To implement a Management System, you need to learn what’s required to be successful, and how to avoid common failures. A carefully planned and well executed implementation will help you avoid typical problems and greatly increase the value gained from your effort.
Six companies that had implementation failures
experienced the following impacts:
12-24 months of delays or re-work
$200,000-$1,500,000 in additional costs
Significant reduction in implementation effectiveness that frustrated Leadership and caused long-term impact and failure
SPAN is in a unique position of having intimate knowledge of many companies and their experiences implementing management systems. We are providing this business case to share our knowledge and help you avoid similar failures that others learned the hard way.
The six companies tell a compelling tale of success and failure. They are all large companies that committed significant resources to implementing a management system, but despite this, only two companies currently have a successfully implemented management system, three are only partially successful and one had a complete failure. We can't share the names and details of the companies, but we can assure you they are real and these are their stories.
All six companies had the same initial problems
Leadership lacked awareness and understanding of how the management system would benefit their company, leading to delayed commitment, initial budget cuts and timeline delays.
The companies spent too much time tweaking and over-thinking their management system framework design, which ate up valuable implementation budget, slowed momentum and put the entire implementation at risk.
Leadership were confused by multiple goals being added to the management system project such as operational excellence, safety culture, or commitments to zero incidents without first understanding how all these objectives fitted together in an integrated management system design.
Two of the companies got back on track
They identified and agreed on external regulations and standards such as API RP 1173, CER OPR and CFRs that needed to be met by the management system.
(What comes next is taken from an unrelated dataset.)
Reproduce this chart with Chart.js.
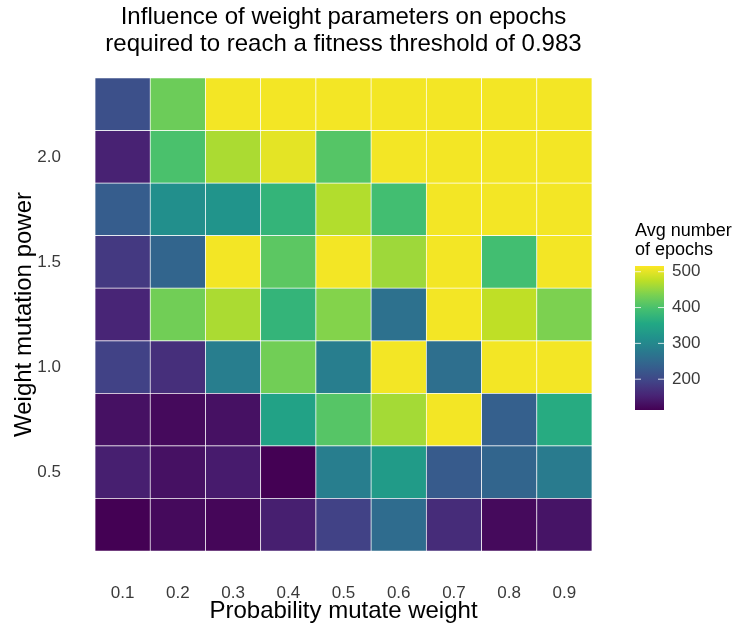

As a result, they designed a framework with the necessary internal requirements to meet their needs as well as their desired culture.
The companies clearly defined leadership and employee responsibilities related to their management system, and then involved Leadership in validating the Pipeline Safety Management System framework design, further building Leadership ownership and enhancing their chance of success.
After completing well planned gap assessments, the companies developed a detailed implementation plan with communications, training and other activities clearly outlined, to provide Leadership with a clear and accurate roadmap that included timelines and budgets.
The four other companies continued to have significant problems
Four companies didn’t properly execute an organization-wide communication and training plan that is necessary to raise awareness, and support those Leaders and stakeholders responsible for management system implementation success.
Three companies didn’t undertake company-wide operational assessments that are critical to properly engage all stakeholders in the management system and enable employees to identify their own operational improvements. Opportunities to establish buy-in and solidify a culture of safety improvement were missed.
Three companies didn’t have a tool to facilitate assessments in a consistent manner and aggregate gaps and improvement actions in a secure, dependable system. Consequently, they drowned in their own data and were not capable of properly reporting the progress and performance of their management system.
Three companies didn’t have a leadership steering committee or adequate decision-making accountabilities and a system for prioritizing gaps, assigning improvement actions and holding employees accountable for success.
Three companies did not have an adequate process for integrating their improvement actions into regular company budgeting, execution and monitoring processes. A management system is not truly implemented until its continuous improvement cycle is aligned with a company's business cycle.